Policing Project examines Minneapolis’s alternatives to traditional first response

Minneapolis skyline

Since the murder of George Floyd by Minneapolis police in 2020, municipalities around the country have been reexamining the efficacy of their policing strategies. Late last year, the Minneapolis City Council called upon NYU Law's Policing Project—and specifically its Reimagining Public Safety Initiative—to help evaluate the city’s emergency response alternatives to traditional policing, awarding it a $1 million, two-year contract. As part of the Reimagining Public Safety initiative, a project dedicated to ending an overreliance on police, researchers, data analysts, and attorneys at the Policing Project are now working to pinpoint deficiencies in the city’s public safety system and identify new solutions.

Barry Friedman
Barry Friedman

The Reimagining Public Safety initiative had its beginning in “Disaggregating the Policing Function,” a research paper published by Professor Barry Friedman in the University of Pennsylvania Law Review in March 2021. “We need to reimagine the ‘public safety function’ from the ground up,” wrote Friedman, founding director of the Policing Project. “Society has specialized, but still relies on one-size-fits-all responders.” In Fall 2022, the Policing Project officially launched its Reimagining Public Safety initiative, which partners with communities to better understand their needs and then design new public safety systems.

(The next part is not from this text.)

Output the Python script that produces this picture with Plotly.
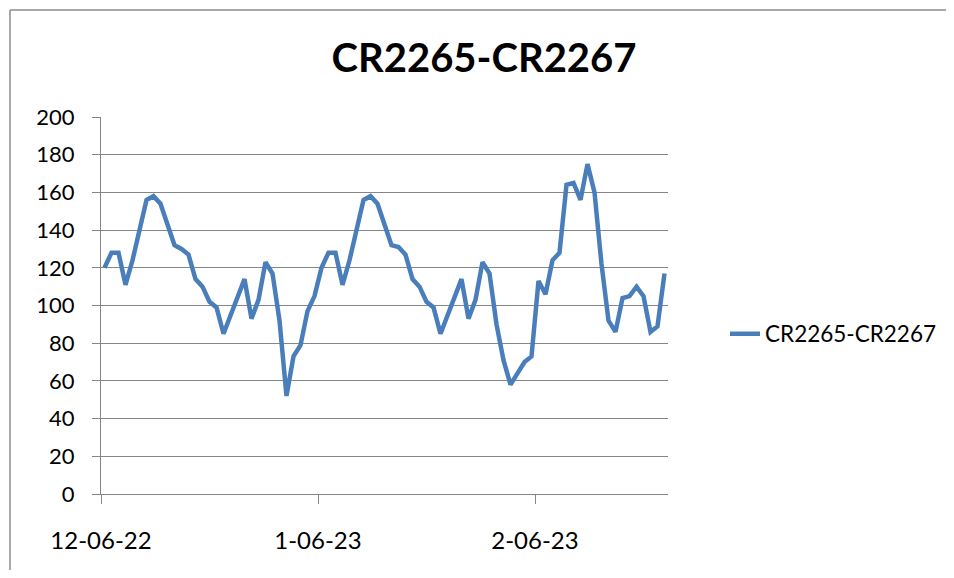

In Minneapolis, the Policing Project’s work will support the Minneapolis Mayor’s Office and its Office of Performance Management and Innovation. In 2023  Minneapolis city leaders released the Safe and Thriving Communities report, which focuses on reworking the city’s current preventative, responsive, and restorative services. Now the Policing Project team is looking at Minneapolis’s existing alternative response programs and putting together a gap analysis, explains Alexander Heaton, the Policing Project’s Director of Reimagining Public Safety. 

One program being studied is Minneapolis’s behavioral crisis health response, which dispatches health professionals to mental health crises instead of police officers. Researchers, data analysts, and attorneys at the Policing Project will assess how many Minneapolitans have interacted with existing programs, as well as the times and neighborhoods where most calls for service originate. With this information, the team will produce a report advising the city on how to best expand its alternative response programs and maximize their effectiveness. 

“What [NYU researchers] are saying is, ‘Here are all the services, here’s where they fit in these categories. Now, are they working?’” Office of Community Safety Commissioner Todd Barnette told MinnPost. “They have the experience in this area to push us forward.” 

As the site of George Floyd’s murder in May 2020, “Minneapolis was the epicenter of the most recent calls for reimagining public safety,” Heaton says. “I think it’s important to address the concerns in the place that a lot of the larger [Black Lives Matter] movement grew out of.” 

But Minneapolis isn’t the only US city that is exploring new approaches to policing, Heaton notes. “And so what we are excited about doing is building out the alternative response system in Minneapolis, and then taking it and testing it in other places around the country, once we show that it works,” he says. “Can we show and validate that these programs are working in the way that municipalities hope? Then we can take it on the road and get other cities this care as well.”

Through the Reimagining Public Safety initiative, the Policing Project is researching non-police first response in additional US cities, including Denver, Colorado, and Tucson, Arizona. The Denver report included an in-depth look at the city’s Support Team Assisted Response (STAR) program and recommendations to increase its efficiency. Recommendations in the Tucson report centered on expanding “scaling real-time 911 alternative response options that include non-police professionals, formalizing a structure for communication, coordination, and capacity across an array of response and service actors, and enhancing external and internal awareness and confidence through more robust engagement, transparency, and information-sharing.” 

The organization’s public safety findings and alternative first response guidance for San Francisco will be published this summer.